The Value of Manure: Then and Now


We spend a good part of the spring hauling manure, and our kids are quick to clarify that it is in fact “cow poop”, which is apparently a lot more fun to say for 2 and 4 year old boys. For my purposes here, though, I’m going to stick with “manure”. Manure is kind of a funny thing. It’s something that has to be carefully managed. It has to be stored properly to not run off into waterways, but also stored away from livestock for their health and safety. It has to be hauled on fields at the right time and in the right quantities to safely provide nutrients for crops, and it has to be worked into the ground to prevent excessive runoff, but when it’s well managed manure also has immense benefits to the soil and the crops planted in that soil, and it’s a very valuable resource.

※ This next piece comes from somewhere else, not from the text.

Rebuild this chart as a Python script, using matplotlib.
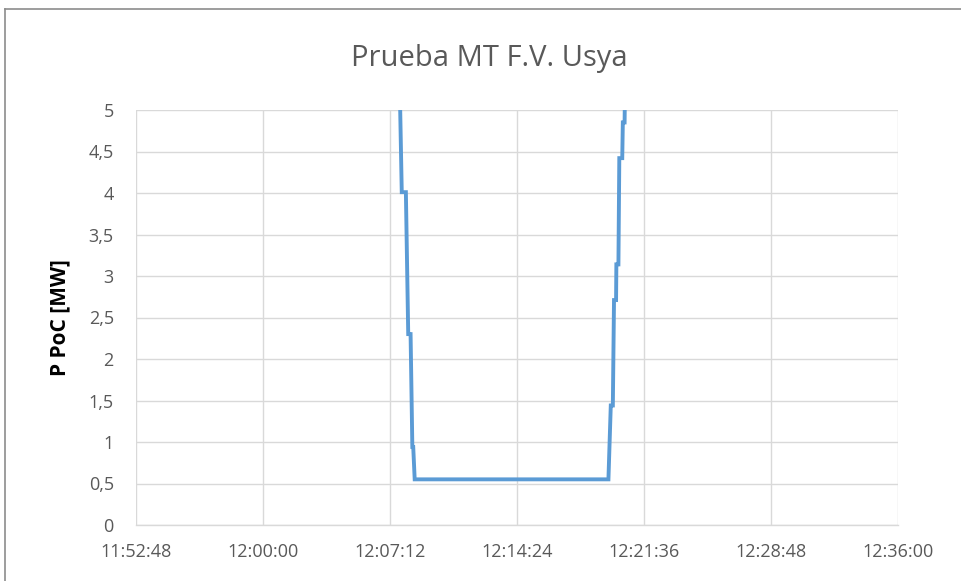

This cost/benefit conndrum isn’t new. My great uncle Merle wrote, of manure management in the 1930s and 1940s*:

One big job that I disliked very much was hauling manure. Of course, we kept the cows in the hayshed and the lot around it all winter. We never had too many cows. I would guess 10 or 15 but by spring both sides of the hayshed were two feet or more deep with manure and quite a lot out in front also. The horse barn I cleaned out almost every Saturday, I think. There were 3 stalls in it with a little swinging window back of each. It was for ventilation and also to pitch the manure out. Of course by spring you had a big pile there behind the barn. The first I helped haul manure we had no manure spreader, so we pitched it all by hand onto the flat rack and then took it to the field with horses, of course, and then forked it off by hand and scattered it as we did. This was very hard work, but from Dec. 7, 1941 when the Japanese bombed Pearl Harbor until well into 1945 and later you could buy no new cars, farm machinery, tires and many other things. Dad went to a sale south of Littleton on Feb. 25, 1943 and bought a manure spreader for $230 which was more than a new one would have cost if you could get one. It was a John Deere with 4 steel wheels, of course, horse-drawn. So we had a whole lot better way of hauling manure now, but we still had to pry it loose and load it with our pitch forks. We had to have fields dry enough to get out on, but we had to get all hauled and spread so we could plow it under before planting. We had, as I mentioned both sides of hayshed and then the pile at the horse’s barn and then the laying room and roosting room in the chicken house…I found in my diary, Jan. 12, 1946 “Hauled 7 loads of manure – used tractor.” I suppose this would have been the first time we pulled the spreader with the tractor.

Excerpt from Growing Up on the Farm in the 30s and 40s by Merle Caldwell*

Things haven’t changed as much as you might think in the past 80 years. Storage is more controlled: we now have concrete storage structures for manure from the milking herd, and those structures as well as the entire lot drain to a lagoon to prevent runoff contamination. The structures hold about a year’s worth of manure, so we have the flexibility to haul when conditions are right. The stored manure still has to be hauled on fields before corn planting, though, and it still has to be worked into the ground (though we almost never plow fields anymore). As with most things, the process has gotten a bit more efficient, with less manual labor, just as it did over the course of Merle’s childhood. We load our spreader with a skid loader, and both the spreader and the tractor we pull it with are larger than those available in the 1940s, but the other changes are fairly superficial. From the environmental side, our state regulations are not overly stringent since we are not a CAFO, but we do keep track of which days we haul where, and those records are reviewed by the state.

The value today is a bit different than 1940 also, at least in dollars, as with most things. We haul some manure on rented land farmed on shares, so this spring we had some samples tested to determine the monetary value relative to fertilizer costs for similar nutrients (nitrogen, potassium, and phosphorus, mainly). The total fertilizer price equivalent was about $14/ton, and we haul approximately 14 tons/acre. With that kind of value, its easy to see why farmers have a vested interest in not letting those nutrients get lost in runoff from a purely financial standpoint. Manure also contains organic matter and other things to improve the soil for crop production that are harder to monetize, and that generally continue through multiple crops or growing seasons.

One other thing hasn’t changed, though – it’s still one of the most dreaded jobs on the farm.

* My great uncle Merle Caldwell wrote the book Growing Up on the Farm in the 30s and 40s for our family in 1997. I have had my grandparents’ copy for years and finished typing it into a digital format last fall. I plan to continue to share excerpts of it here with comparable or contrasting stories from our own farm almost a century later.